Objective:
Check each line of the listing below for the string "Write", and give only how many lines hold it.

[Code that draws figures]
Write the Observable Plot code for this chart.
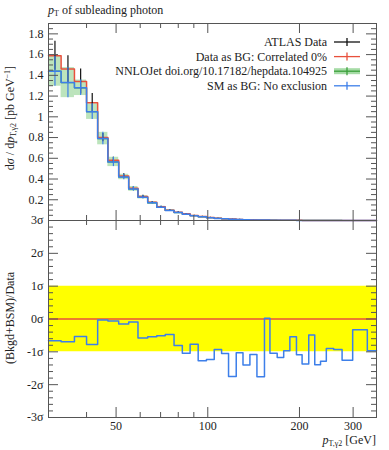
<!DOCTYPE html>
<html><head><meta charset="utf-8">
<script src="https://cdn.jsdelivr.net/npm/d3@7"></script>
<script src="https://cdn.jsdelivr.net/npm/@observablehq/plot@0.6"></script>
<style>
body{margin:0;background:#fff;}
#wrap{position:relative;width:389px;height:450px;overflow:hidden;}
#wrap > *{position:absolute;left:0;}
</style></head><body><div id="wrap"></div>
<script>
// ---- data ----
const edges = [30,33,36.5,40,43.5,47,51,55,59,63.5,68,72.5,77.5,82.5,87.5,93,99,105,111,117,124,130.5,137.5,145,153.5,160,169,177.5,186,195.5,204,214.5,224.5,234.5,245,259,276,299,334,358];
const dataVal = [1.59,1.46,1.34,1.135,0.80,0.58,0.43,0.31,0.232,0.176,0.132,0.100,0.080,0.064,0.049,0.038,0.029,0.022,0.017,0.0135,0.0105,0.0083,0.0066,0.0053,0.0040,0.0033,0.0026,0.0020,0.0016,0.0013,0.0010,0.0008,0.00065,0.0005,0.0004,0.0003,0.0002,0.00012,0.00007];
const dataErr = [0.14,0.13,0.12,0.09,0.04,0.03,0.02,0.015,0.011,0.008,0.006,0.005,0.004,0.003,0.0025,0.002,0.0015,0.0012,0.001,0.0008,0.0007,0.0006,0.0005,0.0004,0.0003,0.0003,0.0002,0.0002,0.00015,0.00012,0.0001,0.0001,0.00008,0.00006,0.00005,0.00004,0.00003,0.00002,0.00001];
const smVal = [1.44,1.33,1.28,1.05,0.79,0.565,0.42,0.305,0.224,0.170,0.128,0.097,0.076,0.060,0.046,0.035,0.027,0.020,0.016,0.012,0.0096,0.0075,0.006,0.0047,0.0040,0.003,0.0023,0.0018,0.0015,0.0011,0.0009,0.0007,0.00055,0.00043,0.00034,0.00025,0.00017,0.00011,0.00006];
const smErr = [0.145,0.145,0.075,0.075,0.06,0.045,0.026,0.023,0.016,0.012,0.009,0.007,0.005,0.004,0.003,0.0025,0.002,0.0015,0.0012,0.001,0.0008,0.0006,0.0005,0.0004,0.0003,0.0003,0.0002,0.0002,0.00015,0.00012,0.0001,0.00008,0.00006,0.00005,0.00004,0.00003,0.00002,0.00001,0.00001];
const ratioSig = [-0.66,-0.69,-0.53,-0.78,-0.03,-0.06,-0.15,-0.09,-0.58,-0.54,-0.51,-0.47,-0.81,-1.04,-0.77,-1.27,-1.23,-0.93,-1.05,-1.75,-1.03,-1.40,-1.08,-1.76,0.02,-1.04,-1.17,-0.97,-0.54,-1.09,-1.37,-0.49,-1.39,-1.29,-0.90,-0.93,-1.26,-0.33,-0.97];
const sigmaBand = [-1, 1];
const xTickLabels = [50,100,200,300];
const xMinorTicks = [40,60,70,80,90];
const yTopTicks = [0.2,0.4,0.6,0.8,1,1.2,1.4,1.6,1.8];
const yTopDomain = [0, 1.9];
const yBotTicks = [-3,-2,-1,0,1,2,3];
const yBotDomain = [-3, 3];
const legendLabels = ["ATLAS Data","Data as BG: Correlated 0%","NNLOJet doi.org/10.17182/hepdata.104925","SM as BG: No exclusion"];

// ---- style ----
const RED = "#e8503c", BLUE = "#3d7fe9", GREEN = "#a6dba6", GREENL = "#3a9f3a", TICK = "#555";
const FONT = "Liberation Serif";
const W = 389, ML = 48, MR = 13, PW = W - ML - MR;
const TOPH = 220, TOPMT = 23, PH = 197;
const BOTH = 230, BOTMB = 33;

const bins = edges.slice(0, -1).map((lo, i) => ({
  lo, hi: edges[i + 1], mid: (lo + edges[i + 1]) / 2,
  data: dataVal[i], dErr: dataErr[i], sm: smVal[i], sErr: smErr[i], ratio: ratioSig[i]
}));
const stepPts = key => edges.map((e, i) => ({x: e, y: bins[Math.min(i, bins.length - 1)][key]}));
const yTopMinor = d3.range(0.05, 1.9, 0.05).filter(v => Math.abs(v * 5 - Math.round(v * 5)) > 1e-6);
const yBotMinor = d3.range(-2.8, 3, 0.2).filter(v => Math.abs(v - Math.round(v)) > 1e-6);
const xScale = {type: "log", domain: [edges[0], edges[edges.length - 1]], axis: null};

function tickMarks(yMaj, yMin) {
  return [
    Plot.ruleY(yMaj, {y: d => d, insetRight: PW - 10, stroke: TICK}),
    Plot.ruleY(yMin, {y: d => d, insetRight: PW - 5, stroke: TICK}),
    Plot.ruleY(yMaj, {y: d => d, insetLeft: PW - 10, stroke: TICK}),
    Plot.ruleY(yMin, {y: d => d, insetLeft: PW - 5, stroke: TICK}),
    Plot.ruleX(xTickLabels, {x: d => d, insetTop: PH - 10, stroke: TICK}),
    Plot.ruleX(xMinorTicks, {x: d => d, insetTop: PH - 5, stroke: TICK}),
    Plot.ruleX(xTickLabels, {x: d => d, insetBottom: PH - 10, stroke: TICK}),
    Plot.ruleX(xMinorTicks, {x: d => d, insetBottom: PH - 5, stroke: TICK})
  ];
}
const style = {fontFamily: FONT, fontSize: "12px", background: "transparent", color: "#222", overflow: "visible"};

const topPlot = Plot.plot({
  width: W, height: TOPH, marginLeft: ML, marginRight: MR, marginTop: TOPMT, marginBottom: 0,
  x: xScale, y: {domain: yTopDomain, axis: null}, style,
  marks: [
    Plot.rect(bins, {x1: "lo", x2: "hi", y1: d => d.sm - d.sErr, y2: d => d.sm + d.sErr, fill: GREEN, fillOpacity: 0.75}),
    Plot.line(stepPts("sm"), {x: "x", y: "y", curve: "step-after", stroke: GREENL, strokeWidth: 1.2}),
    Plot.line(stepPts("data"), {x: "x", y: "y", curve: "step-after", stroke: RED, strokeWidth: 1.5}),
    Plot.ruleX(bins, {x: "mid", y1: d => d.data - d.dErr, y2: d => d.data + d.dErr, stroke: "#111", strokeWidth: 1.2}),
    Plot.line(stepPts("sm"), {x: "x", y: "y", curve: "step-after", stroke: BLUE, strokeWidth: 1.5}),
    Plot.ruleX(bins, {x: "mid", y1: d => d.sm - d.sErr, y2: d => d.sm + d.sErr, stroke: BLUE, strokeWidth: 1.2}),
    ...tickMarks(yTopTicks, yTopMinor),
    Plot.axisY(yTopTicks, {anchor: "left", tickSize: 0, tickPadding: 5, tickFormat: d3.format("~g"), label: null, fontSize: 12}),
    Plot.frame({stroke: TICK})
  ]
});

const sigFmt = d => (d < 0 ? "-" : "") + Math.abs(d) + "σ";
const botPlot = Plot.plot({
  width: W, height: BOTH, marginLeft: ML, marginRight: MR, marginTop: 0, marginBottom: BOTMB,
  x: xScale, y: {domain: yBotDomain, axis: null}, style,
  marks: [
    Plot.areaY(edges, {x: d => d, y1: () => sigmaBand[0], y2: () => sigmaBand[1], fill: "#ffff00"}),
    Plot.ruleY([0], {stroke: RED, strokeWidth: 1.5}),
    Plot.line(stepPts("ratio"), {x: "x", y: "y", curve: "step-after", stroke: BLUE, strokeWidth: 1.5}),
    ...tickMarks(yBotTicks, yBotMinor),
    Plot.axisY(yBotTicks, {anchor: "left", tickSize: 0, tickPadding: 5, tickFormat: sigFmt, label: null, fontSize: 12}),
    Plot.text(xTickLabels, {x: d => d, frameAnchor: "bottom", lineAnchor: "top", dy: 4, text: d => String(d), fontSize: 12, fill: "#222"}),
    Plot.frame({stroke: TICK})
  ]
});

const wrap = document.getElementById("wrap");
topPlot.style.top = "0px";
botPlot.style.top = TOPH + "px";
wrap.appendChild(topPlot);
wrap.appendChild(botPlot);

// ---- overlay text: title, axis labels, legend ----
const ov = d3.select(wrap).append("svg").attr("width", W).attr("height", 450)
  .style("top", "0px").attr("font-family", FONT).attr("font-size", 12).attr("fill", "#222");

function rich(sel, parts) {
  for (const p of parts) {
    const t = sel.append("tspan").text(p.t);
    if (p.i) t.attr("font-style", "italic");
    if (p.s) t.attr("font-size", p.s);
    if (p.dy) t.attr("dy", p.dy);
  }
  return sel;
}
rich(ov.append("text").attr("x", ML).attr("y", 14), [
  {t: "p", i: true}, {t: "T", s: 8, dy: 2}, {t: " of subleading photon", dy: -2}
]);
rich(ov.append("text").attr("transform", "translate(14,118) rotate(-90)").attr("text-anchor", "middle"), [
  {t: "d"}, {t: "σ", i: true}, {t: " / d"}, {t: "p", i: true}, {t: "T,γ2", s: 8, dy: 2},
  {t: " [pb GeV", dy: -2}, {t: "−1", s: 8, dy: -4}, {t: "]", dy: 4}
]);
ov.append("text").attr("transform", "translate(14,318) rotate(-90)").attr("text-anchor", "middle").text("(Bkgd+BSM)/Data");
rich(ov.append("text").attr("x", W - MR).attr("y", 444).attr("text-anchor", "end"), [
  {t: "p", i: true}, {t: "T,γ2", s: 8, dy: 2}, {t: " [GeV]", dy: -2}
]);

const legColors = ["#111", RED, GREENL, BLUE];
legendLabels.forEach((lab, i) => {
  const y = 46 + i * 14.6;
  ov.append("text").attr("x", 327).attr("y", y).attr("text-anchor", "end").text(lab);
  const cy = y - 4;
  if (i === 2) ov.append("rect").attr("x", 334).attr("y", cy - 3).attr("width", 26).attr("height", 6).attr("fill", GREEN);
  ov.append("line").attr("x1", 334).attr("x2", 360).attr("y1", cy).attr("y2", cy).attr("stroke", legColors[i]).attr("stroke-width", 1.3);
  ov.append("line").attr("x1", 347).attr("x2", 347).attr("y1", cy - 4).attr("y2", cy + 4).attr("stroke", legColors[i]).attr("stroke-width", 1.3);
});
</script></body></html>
* * *
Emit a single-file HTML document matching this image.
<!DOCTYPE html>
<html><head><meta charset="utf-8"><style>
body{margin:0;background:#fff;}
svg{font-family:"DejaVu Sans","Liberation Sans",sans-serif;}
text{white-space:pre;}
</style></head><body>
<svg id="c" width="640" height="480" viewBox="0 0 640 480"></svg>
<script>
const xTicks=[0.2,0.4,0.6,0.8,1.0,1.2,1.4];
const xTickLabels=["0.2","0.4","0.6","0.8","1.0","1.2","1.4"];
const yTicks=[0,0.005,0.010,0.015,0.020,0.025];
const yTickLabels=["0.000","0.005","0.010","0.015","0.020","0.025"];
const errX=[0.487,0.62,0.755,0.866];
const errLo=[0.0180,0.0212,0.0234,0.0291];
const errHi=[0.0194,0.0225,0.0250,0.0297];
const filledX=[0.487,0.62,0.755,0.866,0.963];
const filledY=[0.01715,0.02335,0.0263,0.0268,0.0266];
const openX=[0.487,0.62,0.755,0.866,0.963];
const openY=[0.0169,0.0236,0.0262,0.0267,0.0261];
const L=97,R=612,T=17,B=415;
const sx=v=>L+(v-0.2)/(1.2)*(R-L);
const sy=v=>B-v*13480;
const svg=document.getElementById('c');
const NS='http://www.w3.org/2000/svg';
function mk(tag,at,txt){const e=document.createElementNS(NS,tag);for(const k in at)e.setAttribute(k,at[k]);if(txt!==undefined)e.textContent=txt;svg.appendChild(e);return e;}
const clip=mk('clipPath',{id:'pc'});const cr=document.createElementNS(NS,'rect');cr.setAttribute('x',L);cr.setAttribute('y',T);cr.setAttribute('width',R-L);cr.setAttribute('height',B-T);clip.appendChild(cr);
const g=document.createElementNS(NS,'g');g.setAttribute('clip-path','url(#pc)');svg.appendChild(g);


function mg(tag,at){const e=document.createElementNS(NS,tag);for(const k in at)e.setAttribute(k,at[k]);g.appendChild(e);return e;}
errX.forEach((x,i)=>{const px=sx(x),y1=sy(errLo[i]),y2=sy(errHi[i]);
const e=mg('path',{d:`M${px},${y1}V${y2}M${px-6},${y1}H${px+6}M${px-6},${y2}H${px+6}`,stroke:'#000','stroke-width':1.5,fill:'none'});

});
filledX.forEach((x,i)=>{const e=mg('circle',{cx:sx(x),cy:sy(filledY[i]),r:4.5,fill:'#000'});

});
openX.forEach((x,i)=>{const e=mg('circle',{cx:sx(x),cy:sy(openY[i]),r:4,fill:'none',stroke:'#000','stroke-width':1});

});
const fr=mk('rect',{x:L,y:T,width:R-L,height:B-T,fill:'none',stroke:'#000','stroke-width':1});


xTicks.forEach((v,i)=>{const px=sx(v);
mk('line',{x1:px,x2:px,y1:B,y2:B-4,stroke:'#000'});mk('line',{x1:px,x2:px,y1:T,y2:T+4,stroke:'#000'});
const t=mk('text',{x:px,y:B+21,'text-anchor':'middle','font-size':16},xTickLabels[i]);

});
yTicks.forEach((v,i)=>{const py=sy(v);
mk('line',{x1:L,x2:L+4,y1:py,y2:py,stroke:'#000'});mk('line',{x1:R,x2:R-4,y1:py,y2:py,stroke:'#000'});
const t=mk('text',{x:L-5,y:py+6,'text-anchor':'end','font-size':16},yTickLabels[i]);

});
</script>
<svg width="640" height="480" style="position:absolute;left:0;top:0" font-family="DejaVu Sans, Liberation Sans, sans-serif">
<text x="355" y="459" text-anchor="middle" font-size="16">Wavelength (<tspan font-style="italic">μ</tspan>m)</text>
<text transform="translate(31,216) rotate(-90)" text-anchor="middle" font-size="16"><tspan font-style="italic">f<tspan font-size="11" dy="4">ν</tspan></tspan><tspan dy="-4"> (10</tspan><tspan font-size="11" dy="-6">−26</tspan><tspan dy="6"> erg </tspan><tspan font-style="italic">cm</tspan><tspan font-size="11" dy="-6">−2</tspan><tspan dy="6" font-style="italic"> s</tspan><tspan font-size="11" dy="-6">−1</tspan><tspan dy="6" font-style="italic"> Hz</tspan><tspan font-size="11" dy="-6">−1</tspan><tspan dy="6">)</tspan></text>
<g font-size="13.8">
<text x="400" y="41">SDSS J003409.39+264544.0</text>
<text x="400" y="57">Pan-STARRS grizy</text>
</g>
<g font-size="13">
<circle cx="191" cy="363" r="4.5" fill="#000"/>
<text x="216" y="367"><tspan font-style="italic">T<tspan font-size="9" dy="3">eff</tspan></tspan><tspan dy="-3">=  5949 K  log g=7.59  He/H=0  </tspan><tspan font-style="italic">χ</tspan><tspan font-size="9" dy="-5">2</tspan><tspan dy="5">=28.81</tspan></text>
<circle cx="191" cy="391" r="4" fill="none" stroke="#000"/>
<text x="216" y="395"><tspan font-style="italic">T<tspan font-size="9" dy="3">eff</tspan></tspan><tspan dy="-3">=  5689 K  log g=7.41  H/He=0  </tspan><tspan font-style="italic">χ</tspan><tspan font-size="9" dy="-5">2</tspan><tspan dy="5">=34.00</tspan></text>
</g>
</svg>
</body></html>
--
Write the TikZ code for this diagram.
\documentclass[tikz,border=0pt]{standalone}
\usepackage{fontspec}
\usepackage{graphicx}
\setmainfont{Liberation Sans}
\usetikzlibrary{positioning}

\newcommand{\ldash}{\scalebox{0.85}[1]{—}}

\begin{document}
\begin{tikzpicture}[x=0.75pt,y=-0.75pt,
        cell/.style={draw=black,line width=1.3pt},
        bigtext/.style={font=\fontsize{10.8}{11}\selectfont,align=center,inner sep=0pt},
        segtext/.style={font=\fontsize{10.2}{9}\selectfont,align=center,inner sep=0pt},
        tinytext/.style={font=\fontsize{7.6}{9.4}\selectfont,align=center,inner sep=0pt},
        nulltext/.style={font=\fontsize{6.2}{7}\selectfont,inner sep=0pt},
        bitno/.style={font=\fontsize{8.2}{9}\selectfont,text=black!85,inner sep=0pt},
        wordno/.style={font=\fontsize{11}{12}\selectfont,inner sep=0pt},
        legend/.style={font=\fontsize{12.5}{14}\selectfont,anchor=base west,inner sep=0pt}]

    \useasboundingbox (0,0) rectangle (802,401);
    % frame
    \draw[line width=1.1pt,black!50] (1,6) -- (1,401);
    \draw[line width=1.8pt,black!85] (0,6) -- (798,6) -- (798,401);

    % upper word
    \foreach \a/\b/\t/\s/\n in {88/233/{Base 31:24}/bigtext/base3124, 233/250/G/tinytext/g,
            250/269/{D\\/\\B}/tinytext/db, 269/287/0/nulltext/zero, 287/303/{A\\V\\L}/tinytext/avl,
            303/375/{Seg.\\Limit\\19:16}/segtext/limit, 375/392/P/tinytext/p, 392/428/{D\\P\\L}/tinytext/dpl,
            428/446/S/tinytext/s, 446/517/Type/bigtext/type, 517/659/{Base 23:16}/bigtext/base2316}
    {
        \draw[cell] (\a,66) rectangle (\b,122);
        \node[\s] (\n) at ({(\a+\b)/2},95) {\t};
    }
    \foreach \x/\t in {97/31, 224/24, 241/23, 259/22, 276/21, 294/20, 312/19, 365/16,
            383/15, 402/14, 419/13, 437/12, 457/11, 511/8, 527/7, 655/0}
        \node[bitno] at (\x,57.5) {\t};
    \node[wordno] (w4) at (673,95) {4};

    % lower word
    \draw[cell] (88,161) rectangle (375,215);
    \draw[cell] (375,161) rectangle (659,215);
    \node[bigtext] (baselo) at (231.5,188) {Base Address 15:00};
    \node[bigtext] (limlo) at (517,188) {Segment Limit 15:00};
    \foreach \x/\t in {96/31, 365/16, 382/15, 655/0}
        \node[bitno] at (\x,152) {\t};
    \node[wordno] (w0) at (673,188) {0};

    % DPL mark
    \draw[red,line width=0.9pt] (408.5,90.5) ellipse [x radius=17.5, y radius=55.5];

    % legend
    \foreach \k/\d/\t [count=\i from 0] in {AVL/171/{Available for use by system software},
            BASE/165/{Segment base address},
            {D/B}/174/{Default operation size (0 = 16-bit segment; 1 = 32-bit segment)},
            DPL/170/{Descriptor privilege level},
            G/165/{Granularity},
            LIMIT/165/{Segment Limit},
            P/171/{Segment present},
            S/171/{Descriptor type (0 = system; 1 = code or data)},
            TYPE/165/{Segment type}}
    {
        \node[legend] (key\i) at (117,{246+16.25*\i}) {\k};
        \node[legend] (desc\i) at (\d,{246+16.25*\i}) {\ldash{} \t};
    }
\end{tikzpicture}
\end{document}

Answer in full:
2